Rethink Your Entertainment Stack

Streaming, gaming, and content platforms have exploded—and with them, so have monthly charges. It’s easy to subscribe and forget, especially when services only cost $5 to $15 a month. But they add up fast, and in most cases, you’re not using more than two or three consistently.

Rather than cancel everything, rotate. Subscribe to one or two for a few months, then pause them and switch to others. Most platforms allow easy reactivation, and none of them are going anywhere. This approach keeps your entertainment fresh and your expenses lower.

The average person pays for 4–6 streaming platforms. Reducing that by half can save $300–400 annually, without missing much at all.

Shift to Annual Payments Where It Makes Sense

Paying monthly feels manageable, but annual payments often come with discounts that aren’t advertised aggressively. Services like cloud storage, software tools, and memberships commonly offer 10–20% off if you pay for the year upfront.

This strategy works best when you’ve already used the service long enough to know it’s worth keeping. Instead of slowly dripping $12 every month, you pay $100 once—and save $44 over the course of the year. Do that across just three services, and you’re already up over $100.

Set a calendar reminder a month before each annual renewal, so you’re never caught by surprise and always have a chance to reassess whether it’s still worth it.

Revisit Your Grocery Strategy

You don’t need to coupon clip or meal prep for hours to save money at the grocery store. But a few intentional choices can reduce waste and increase the value you get from every cart.

Start with your pantry. Every couple of weeks, plan meals that use what you already have instead of shopping for entirely new ingredients. Stick to a list, and shop around the edges of the store where fresh, whole foods are usually cheaper per serving than processed options.

And don’t underestimate store brands. They’re often made by the same manufacturers as the name-brand items, with almost no difference in quality. Switching just a handful of items per trip could cut $10–15 from your total.
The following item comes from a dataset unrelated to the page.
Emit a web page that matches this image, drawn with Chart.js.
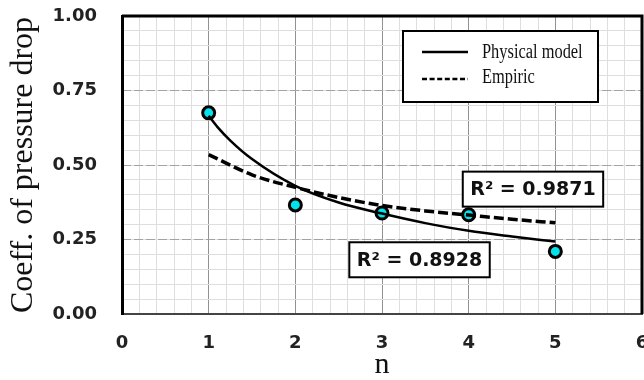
<!DOCTYPE html>
<html><head><meta charset="utf-8">
<script src="https://cdn.jsdelivr.net/npm/chart.js@4"></script>
<style>html,body{margin:0;padding:0;background:#fff;}canvas{display:block;}</style>
</head><body>
<canvas id="c" width="644" height="380"></canvas>
<script>
const xTickLabels = ['0','1','2','3','4','5','6'];
const yTickLabels = ['0.00','0.25','0.50','0.75','1.00'];
const measuredN = [1, 2, 3, 4, 5];
const measuredCoeff = [0.675, 0.366, 0.339, 0.333, 0.210];
const physicalN = [1, 1.1, 1.25, 1.5, 2, 2.5, 3, 3.5, 4, 4.5, 5];
const physicalCoeff = [0.665, 0.628, 0.582, 0.520, 0.430, 0.374, 0.337, 0.305, 0.279, 0.260, 0.243];
const empiricN = [1, 1.5, 2, 2.5, 3, 3.5, 4, 4.5, 5];
const empiricCoeff = [0.535, 0.467, 0.425, 0.391, 0.364, 0.346, 0.332, 0.318, 0.306];
const seriesNames = ['Physical model', 'Empiric', 'Measured'];
const r2Labels = ['R² = 0.8928', 'R² = 0.9871'];
const axisTitles = {x: 'n', y: 'Coeff. of pressure drop'};

const pts = (xs, ys) => xs.map((v, i) => ({x: v, y: ys[i]}));

const decor = {
  id: 'decor',
  afterDatasetsDraw(chart) {
    const {ctx, chartArea: a, scales: {x, y}} = chart;
    ctx.save();
    ctx.strokeStyle = '#000'; ctx.lineWidth = 3;
    ctx.beginPath();
    ctx.moveTo(a.left, a.top); ctx.lineTo(a.right, a.top); ctx.lineTo(a.right, a.bottom);
    ctx.stroke();

    const lx = 403, ly = 31, lw = 195, lh = 71;
    ctx.fillStyle = '#fff'; ctx.fillRect(lx, ly, lw, lh);
    ctx.lineWidth = 2; ctx.strokeStyle = '#000'; ctx.strokeRect(lx, ly, lw, lh);
    const ds = chart.data.datasets;
    [0, 1].forEach((k, i) => {
      const yy = ly + (i === 0 ? 21 : 48);
      ctx.beginPath();
      ctx.setLineDash(k === 1 ? [5, 2.6] : []);
      ctx.lineWidth = 2.5;
      ctx.moveTo(lx + 19, yy); ctx.lineTo(lx + 65, yy); ctx.stroke();
      ctx.setLineDash([]);
      ctx.save();
      ctx.translate(lx + 79, ly + (i === 0 ? 27 : 52));
      ctx.scale(0.82, 1);
      ctx.fillStyle = '#111';
      ctx.font = '20px "Liberation Serif"';
      ctx.textBaseline = 'alphabetic';
      ctx.fillText(ds[k].label, 0, 0);
      ctx.restore();
    });

    const boxes = [
      {t: r2Labels[0], cx: x.getPixelForValue(3.433), cy: y.getPixelForValue(0.182)},
      {t: r2Labels[1], cx: x.getPixelForValue(4.742), cy: y.getPixelForValue(0.419)}
    ];
    ctx.font = 'bold 19px "DejaVu Sans"';
    boxes.forEach(b => {
      const tw = ctx.measureText(b.t).width;
      const w = tw + 15, h = 35;
      ctx.fillStyle = '#fff';
      ctx.fillRect(b.cx - w / 2, b.cy - h / 2, w, h);
      ctx.lineWidth = 2; ctx.strokeStyle = '#000';
      ctx.strokeRect(b.cx - w / 2, b.cy - h / 2, w, h);
      ctx.fillStyle = '#111';
      ctx.textAlign = 'center'; ctx.textBaseline = 'middle';
      ctx.fillText(b.t, b.cx, b.cy + 1);
    });
    ctx.restore();
  }
};

const isInt = v => Math.abs(v - Math.round(v)) < 1e-6;

new Chart(document.getElementById('c'), {
  type: 'line',
  data: {
    datasets: [
      {label: seriesNames[0], data: pts(physicalN, physicalCoeff), borderColor: '#000', borderWidth: 2.5,
       pointRadius: 0, cubicInterpolationMode: 'monotone', fill: false, order: 0},
      {label: seriesNames[1], data: pts(empiricN, empiricCoeff), borderColor: '#000', borderWidth: 3.5,
       borderDash: [10, 4], pointRadius: 0, cubicInterpolationMode: 'monotone', fill: false, order: 0},
      {label: seriesNames[2], data: pts(measuredN, measuredCoeff), showLine: false, pointRadius: 6,
       pointBorderWidth: 3, pointBackgroundColor: '#00e3ec', pointBorderColor: '#000', order: 1}
    ]
  },
  options: {
    responsive: false, animation: false, devicePixelRatio: 1,
    layout: {autoPadding: false, padding: {top: 16, right: 2, left: 0, bottom: 0}},
    plugins: {legend: {display: false}, tooltip: {enabled: false}},
    scales: {
      x: {
        type: 'linear', min: 0, max: 6,
        afterFit(s) { s.height = 66; s.paddingLeft = 0; s.paddingRight = 0; },
        ticks: {stepSize: 0.2, autoSkip: false, maxRotation: 0, padding: 19, color: '#222',
          font: {family: 'DejaVu Sans', weight: 'bold', size: 18},
          callback: v => isInt(v) ? xTickLabels[Math.round(v)] : ''},
        grid: {drawTicks: false, lineWidth: 1,
          color: c => (c.tick && isInt(c.tick.value)) ? '#929292' : '#dedede'},
        border: {color: '#444', width: 2},
        title: {display: true, text: axisTitles.x, color: '#111',
          font: {family: 'Liberation Serif', size: 30, lineHeight: 1}, padding: {top: 0, bottom: 0}}
      },
      y: {
        min: 0, max: 1,
        afterFit(s) { s.width = 122; s.paddingTop = 0; s.paddingBottom = 0; },
        ticks: {stepSize: 0.05, autoSkip: false, padding: 25, color: '#222',
          font: {family: 'DejaVu Sans', weight: 'bold', size: 18},
          callback: v => isInt(v * 4) ? yTickLabels[Math.round(v * 4)] : ''},
        grid: {drawTicks: false, color: '#dedede', lineWidth: 1},
        border: {color: '#000', width: 3},
        title: {display: true, text: axisTitles.y, color: '#111',
          font: {family: 'Liberation Serif', size: 32, lineHeight: 1}, padding: {top: 8, bottom: 0}}
      },
      y2: {
        position: 'left', min: 0, max: 1,
        afterFit(s) { s.width = 0; s.paddingTop = 0; s.paddingBottom = 0; },
        ticks: {display: false, stepSize: 0.25},
        grid: {drawTicks: false, color: '#a3a3a3', lineWidth: 1},
        border: {display: false, dash: [9, 3]}
      }
    }
  },
  plugins: [decor]
});
</script>
</body></html>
Over a year, smart grocery habits alone can lead to savings north of $1,000—with no dramatic lifestyle change required.

Let Your Budget Reveal What You Value

Here’s where budgeting gets interesting: it’s not about cutting back—it’s about finding out what matters most to you. When you get clear on what you care about, the rest starts to fall into place naturally.

Do you value travel? Build your budget around funding that. Want to work less or retire early? Your budget becomes a tool for freedom. The savings from cutting out mindless spending doesn’t feel like sacrifice—it feels like momentum toward your actual goals.

A good financial plan isn’t just about having more money. It’s about making your money reflect your values.

Where These Tweaks Lead

So what’s the real value of saving a few hundred here or there?

It’s leverage. When your budget is running efficiently, you have options. You can take more risks, invest earlier, or take time off without panic. And that creates a kind of financial confidence that no single savings app or budgeting tool can match.

The real goal here isn’t just to tighten the belt. It’s to redirect resources toward things that expand your life. Whether that’s investing in yourself, starting a business, or just sleeping better at night, these small tweaks are the first step in a much bigger shift.

A Look at Potential Annual Savings

To illustrate just how much impact small changes can make, here’s a table showing rough estimates of what each tweak could save annually. These are conservative numbers, and they’re not meant to be exact—but they highlight the potential value waiting to be unlocked in your current routine.

Budget Tweak Estimated Annual Savings
Cancel or rotate streaming services $300
Switch to annual payments $100–150
Grocery strategy & brand swaps $1,000+
Cut convenience-based spending $600–800
Mid-level impulse spending controls $500+
Review and negotiate bills $400–600
Smart use of raises/side income Varies ($1,000+)
Estimated Total Potential $3,000–$4,500+

These savings aren’t just numbers—they’re power. Power to build wealth, reduce stress, and spend with purpose.